* WHAT TO DO
Reproduce the listing below exactly. Pictures do not belong in the copy.

* PROVIDED DATA
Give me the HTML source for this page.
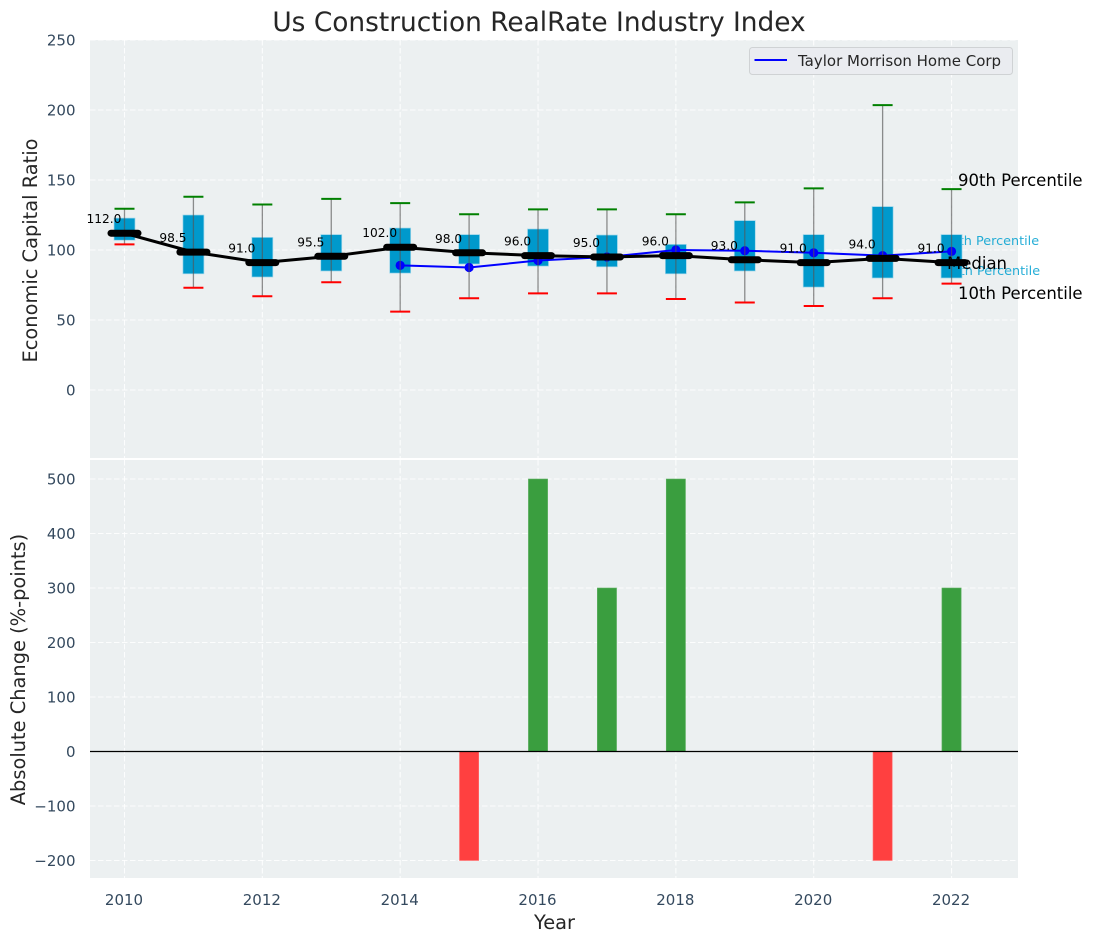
<!DOCTYPE html>
<html lang="en">
<head>
<meta charset="utf-8">
<title>Us Construction RealRate Industry Index</title>
<style>
html,body{margin:0;padding:0;background:#fff;}
svg{display:block;font-family:"DejaVu Sans","Liberation Sans",sans-serif;}
</style>
</head>
<body>
<svg id="chart" width="1093" height="942" viewBox="0 0 1093 942" xmlns="http://www.w3.org/2000/svg">
  <rect x="90" y="40" width="928" height="418" fill="#ecf0f1"/>
  <rect x="90" y="460" width="928" height="418" fill="#ecf0f1"/>
  <g id="grid"></g>
  <g id="behind">
    <text x="942.5" y="245" font-size="12.8" fill="#00a0d0" fill-opacity="0.85">75th Percentile</text>
    <text x="943.5" y="275" font-size="12.8" fill="#00a0d0" fill-opacity="0.85">25th Percentile</text>
  </g>
  <g id="marks"></g>
  <g id="ticks" font-size="15" fill="#34495e"></g>
  <text x="539" y="31" font-size="26.4" fill="#262626" text-anchor="middle">Us Construction RealRate Industry Index</text>
  <text transform="translate(37,250.5) rotate(-90)" font-size="19.4" fill="#262626" text-anchor="middle">Economic Capital Ratio</text>
  <text transform="translate(25,669.5) rotate(-90)" font-size="19.4" fill="#262626" text-anchor="middle">Absolute Change (%-points)</text>
  <text x="554.5" y="929" font-size="19.4" fill="#262626" text-anchor="middle">Year</text>
  <text x="958" y="186" font-size="16.5" fill="#000">90th Percentile</text>
  <text x="947" y="269" font-size="16.5" fill="#000">Median</text>
  <text x="958" y="299" font-size="16.5" fill="#000">10th Percentile</text>
  <g>
    <rect x="749.5" y="47.5" width="263" height="27" rx="3" fill="#eaecf0" stroke="#cfd2d4" stroke-width="1"/>
    <line x1="754.5" y1="60" x2="787" y2="60" stroke="#0000ff" stroke-width="2"/>
    <text x="798" y="66" font-size="15" fill="#262626">Taylor Morrison Home Corp</text>
  </g>
</svg>
<script>
const years = [2010,2011,2012,2013,2014,2015,2016,2017,2018,2019,2020,2021,2022];
const medians = [112,98.5,91,95.5,102,98,96,95,96,93,91,94,91];
const p75 = [122.8,125,109,111,115.7,111,115,110.7,104,121,111,131,111];
const p25 = [107,83,80.7,85,83.5,90,88.5,88,83,85,73.5,80,80];
const p90 = [129.5,138,132.5,136.5,133.5,125.5,129,129,125.5,134,144,203.5,143.5];
const p10 = [104,73,67,77,56,65.5,69,69,65,62.5,60,65.5,76];
const companyYears = [2014,2015,2016,2017,2018,2019,2020,2021,2022];
const companyValues = [89,87.5,92.5,95,100,99.5,98,96,99];
const changes = [0,0,0,0,0,-200,500,300,500,0,0,-200,300];
const topTicks = [0,50,100,150,200,250];
const bottomTicks = [-200,-100,0,100,200,300,400,500];
const xTicks = [2010,2012,2014,2016,2018,2020,2022];

const NS = 'http://www.w3.org/2000/svg';
function xPos(v){ return 124.5 + (v - 2010) * 68.92; }
function yTop(v){ return 390 - v * 1.4; }
function yBottom(v){ return 751.5 - v * 0.545; }
function mk(parent, tag, attrs){
  const el = document.createElementNS(NS, tag);
  for (const k in attrs) el.setAttribute(k, attrs[k]);
  parent.appendChild(el);
  return el;
}
const grid = document.getElementById('grid');
const marks = document.getElementById('marks');
const ticks = document.getElementById('ticks');
const gridStyle = {stroke:'#ffffff','stroke-width':1.1,'stroke-dasharray':'5.5 2.5','stroke-opacity':0.85};

xTicks.forEach(function(t){
  [[40,458],[460,878]].forEach(function(r){
    const g = mk(grid,'line',Object.assign({x1:xPos(t),x2:xPos(t),y1:r[0],y2:r[1]},gridStyle));
    
    
  });
  const lab = mk(ticks,'text',{x:xPos(t)-0.5,y:905,'text-anchor':'middle'});
  
  
  lab.textContent = t;
});
topTicks.forEach(function(t){
  const g = mk(grid,'line',Object.assign({x1:90,x2:1018,y1:yTop(t),y2:yTop(t)},gridStyle));
  
  
  const lab = mk(ticks,'text',{x:75.5,y:yTop(t)+5.5,'text-anchor':'end'});
  
  
  lab.textContent = t;
});
bottomTicks.forEach(function(t){
  const g = mk(grid,'line',Object.assign({x1:90,x2:1018,y1:yBottom(t),y2:yBottom(t)},gridStyle));
  
  
  const lab = mk(ticks,'text',{x:75.5,y:yBottom(t)+5.5,'text-anchor':'end'});
  
  
  lab.textContent = String(t).replace('-','\u2212');
});

// change bars
changes.forEach(function(v,i){
  if (v === 0) return;
  const y0 = yBottom(0), y1 = yBottom(v);
  const b = mk(marks,'rect',{x:xPos(years[i])-9.6,y:Math.min(y0,y1),width:19.2,height:Math.abs(y1-y0),
    fill:v>0?'#3a9e3f':'#ff4040',stroke:v>0?'#5fb063':'#ff7070','stroke-width':0.6});
  
  
});
const zero = mk(marks,'line',{x1:90,x2:1018,y1:yBottom(0),y2:yBottom(0),stroke:'#000','stroke-width':1.2});



// boxes
years.forEach(function(yr,i){
  const b = mk(marks,'rect',{x:xPos(yr)-10.5,y:yTop(p75[i]),width:21,height:yTop(p25[i])-yTop(p75[i]),
    fill:'#0099cc',stroke:'#9ed6ea','stroke-width':0.7});
  
  
});

// company line
const compPts = companyYears.map(function(yr,i){ return xPos(yr)+','+yTop(companyValues[i]); }).join(' ');
const compLine = mk(marks,'polyline',{points:compPts,fill:'none',stroke:'#0000ff','stroke-width':2});


companyYears.forEach(function(yr,i){
  const d = mk(marks,'circle',{cx:xPos(yr),cy:yTop(companyValues[i]),r:4.6,fill:'#0000ff'});
  
  
});

// whiskers and caps
years.forEach(function(yr,i){
  const x = xPos(yr);
  const w = mk(marks,'line',{x1:x,x2:x,y1:yTop(p90[i]),y2:yTop(p10[i]),stroke:'#555','stroke-opacity':0.65,'stroke-width':1.3});
  
  
  const c1 = mk(marks,'line',{x1:x-10,x2:x+10,y1:yTop(p90[i]),y2:yTop(p90[i]),stroke:'#008000','stroke-width':2});
  
  
  const c2 = mk(marks,'line',{x1:x-10,x2:x+10,y1:yTop(p10[i]),y2:yTop(p10[i]),stroke:'#ff0000','stroke-width':2});
  
  
});

// median line
const medPts = years.map(function(yr,i){ return xPos(yr)+','+yTop(medians[i]); }).join(' ');
const medLine = mk(marks,'polyline',{points:medPts,fill:'none',stroke:'#000','stroke-width':3});


years.forEach(function(yr,i){
  const x = xPos(yr), y = yTop(medians[i]);
  const m = mk(marks,'line',{x1:x-13.5,x2:x+13.5,y1:y,y2:y,stroke:'#000','stroke-width':7,'stroke-linecap':'round'});
  
  
  const t = mk(marks,'text',{x:x-20.5,y:y-10,'font-size':12.2,fill:'#000','text-anchor':'middle'});
  
  
  t.textContent = medians[i].toFixed(1);
});
</script>
</body>
</html>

* TASK RESPONSE
Give me the HTML source for this page.
<!DOCTYPE html>
<html lang="en">
<head>
<meta charset="utf-8">
<title>Us Construction RealRate Industry Index</title>
<style>
html,body{margin:0;padding:0;background:#fff;}
svg{display:block;font-family:"DejaVu Sans","Liberation Sans",sans-serif;}
</style>
</head>
<body>
<svg id="chart" width="1093" height="942" viewBox="0 0 1093 942" xmlns="http://www.w3.org/2000/svg">
  <rect x="90" y="40" width="928" height="418" fill="#ecf0f1"/>
  <rect x="90" y="460" width="928" height="418" fill="#ecf0f1"/>
  <g id="grid"></g>
  <g id="behind">
    <text x="942.5" y="245" font-size="12.8" fill="#00a0d0" fill-opacity="0.85">75th Percentile</text>
    <text x="943.5" y="275" font-size="12.8" fill="#00a0d0" fill-opacity="0.85">25th Percentile</text>
  </g>
  <g id="marks"></g>
  <g id="ticks" font-size="15" fill="#34495e"></g>
  <text x="539" y="31" font-size="26.4" fill="#262626" text-anchor="middle">Us Construction RealRate Industry Index</text>
  <text transform="translate(37,250.5) rotate(-90)" font-size="19.4" fill="#262626" text-anchor="middle">Economic Capital Ratio</text>
  <text transform="translate(25,669.5) rotate(-90)" font-size="19.4" fill="#262626" text-anchor="middle">Absolute Change (%-points)</text>
  <text x="554.5" y="929" font-size="19.4" fill="#262626" text-anchor="middle">Year</text>
  <text x="958" y="186" font-size="16.5" fill="#000">90th Percentile</text>
  <text x="947" y="269" font-size="16.5" fill="#000">Median</text>
  <text x="958" y="299" font-size="16.5" fill="#000">10th Percentile</text>
  <g>
    <rect x="749.5" y="47.5" width="263" height="27" rx="3" fill="#eaecf0" stroke="#cfd2d4" stroke-width="1"/>
    <line x1="754.5" y1="60" x2="787" y2="60" stroke="#0000ff" stroke-width="2"/>
    <text x="798" y="66" font-size="15" fill="#262626">Taylor Morrison Home Corp</text>
  </g>
</svg>
<script>
const years = [2010,2011,2012,2013,2014,2015,2016,2017,2018,2019,2020,2021,2022];
const medians = [112,98.5,91,95.5,102,98,96,95,96,93,91,94,91];
const p75 = [122.8,125,109,111,115.7,111,115,110.7,104,121,111,131,111];
const p25 = [107,83,80.7,85,83.5,90,88.5,88,83,85,73.5,80,80];
const p90 = [129.5,138,132.5,136.5,133.5,125.5,129,129,125.5,134,144,203.5,143.5];
const p10 = [104,73,67,77,56,65.5,69,69,65,62.5,60,65.5,76];
const companyYears = [2014,2015,2016,2017,2018,2019,2020,2021,2022];
const companyValues = [89,87.5,92.5,95,100,99.5,98,96,99];
const changes = [0,0,0,0,0,-200,500,300,500,0,0,-200,300];
const topTicks = [0,50,100,150,200,250];
const bottomTicks = [-200,-100,0,100,200,300,400,500];
const xTicks = [2010,2012,2014,2016,2018,2020,2022];

const NS = 'http://www.w3.org/2000/svg';
function xPos(v){ return 124.5 + (v - 2010) * 68.92; }
function yTop(v){ return 390 - v * 1.4; }
function yBottom(v){ return 751.5 - v * 0.545; }
function mk(parent, tag, attrs){
  const el = document.createElementNS(NS, tag);
  for (const k in attrs) el.setAttribute(k, attrs[k]);
  parent.appendChild(el);
  return el;
}
const grid = document.getElementById('grid');
const marks = document.getElementById('marks');
const ticks = document.getElementById('ticks');
const gridStyle = {stroke:'#ffffff','stroke-width':1.1,'stroke-dasharray':'5.5 2.5','stroke-opacity':0.85};

xTicks.forEach(function(t){
  [[40,458],[460,878]].forEach(function(r){
    const g = mk(grid,'line',Object.assign({x1:xPos(t),x2:xPos(t),y1:r[0],y2:r[1]},gridStyle));
    
    
  });
  const lab = mk(ticks,'text',{x:xPos(t)-0.5,y:905,'text-anchor':'middle'});
  
  
  lab.textContent = t;
});
topTicks.forEach(function(t){
  const g = mk(grid,'line',Object.assign({x1:90,x2:1018,y1:yTop(t),y2:yTop(t)},gridStyle));
  
  
  const lab = mk(ticks,'text',{x:75.5,y:yTop(t)+5.5,'text-anchor':'end'});
  
  
  lab.textContent = t;
});
bottomTicks.forEach(function(t){
  const g = mk(grid,'line',Object.assign({x1:90,x2:1018,y1:yBottom(t),y2:yBottom(t)},gridStyle));
  
  
  const lab = mk(ticks,'text',{x:75.5,y:yBottom(t)+5.5,'text-anchor':'end'});
  
  
  lab.textContent = String(t).replace('-','\u2212');
});

// change bars
changes.forEach(function(v,i){
  if (v === 0) return;
  const y0 = yBottom(0), y1 = yBottom(v);
  const b = mk(marks,'rect',{x:xPos(years[i])-9.6,y:Math.min(y0,y1),width:19.2,height:Math.abs(y1-y0),
    fill:v>0?'#3a9e3f':'#ff4040',stroke:v>0?'#5fb063':'#ff7070','stroke-width':0.6});
  
  
});
const zero = mk(marks,'line',{x1:90,x2:1018,y1:yBottom(0),y2:yBottom(0),stroke:'#000','stroke-width':1.2});



// boxes
years.forEach(function(yr,i){
  const b = mk(marks,'rect',{x:xPos(yr)-10.5,y:yTop(p75[i]),width:21,height:yTop(p25[i])-yTop(p75[i]),
    fill:'#0099cc',stroke:'#9ed6ea','stroke-width':0.7});
  
  
});

// company line
const compPts = companyYears.map(function(yr,i){ return xPos(yr)+','+yTop(companyValues[i]); }).join(' ');
const compLine = mk(marks,'polyline',{points:compPts,fill:'none',stroke:'#0000ff','stroke-width':2});


companyYears.forEach(function(yr,i){
  const d = mk(marks,'circle',{cx:xPos(yr),cy:yTop(companyValues[i]),r:4.6,fill:'#0000ff'});
  
  
});

// whiskers and caps
years.forEach(function(yr,i){
  const x = xPos(yr);
  const w = mk(marks,'line',{x1:x,x2:x,y1:yTop(p90[i]),y2:yTop(p10[i]),stroke:'#555','stroke-opacity':0.65,'stroke-width':1.3});
  
  
  const c1 = mk(marks,'line',{x1:x-10,x2:x+10,y1:yTop(p90[i]),y2:yTop(p90[i]),stroke:'#008000','stroke-width':2});
  
  
  const c2 = mk(marks,'line',{x1:x-10,x2:x+10,y1:yTop(p10[i]),y2:yTop(p10[i]),stroke:'#ff0000','stroke-width':2});
  
  
});

// median line
const medPts = years.map(function(yr,i){ return xPos(yr)+','+yTop(medians[i]); }).join(' ');
const medLine = mk(marks,'polyline',{points:medPts,fill:'none',stroke:'#000','stroke-width':3});


years.forEach(function(yr,i){
  const x = xPos(yr), y = yTop(medians[i]);
  const m = mk(marks,'line',{x1:x-13.5,x2:x+13.5,y1:y,y2:y,stroke:'#000','stroke-width':7,'stroke-linecap':'round'});
  
  
  const t = mk(marks,'text',{x:x-20.5,y:y-10,'font-size':12.2,fill:'#000','text-anchor':'middle'});
  
  
  t.textContent = medians[i].toFixed(1);
});
</script>
</body>
</html>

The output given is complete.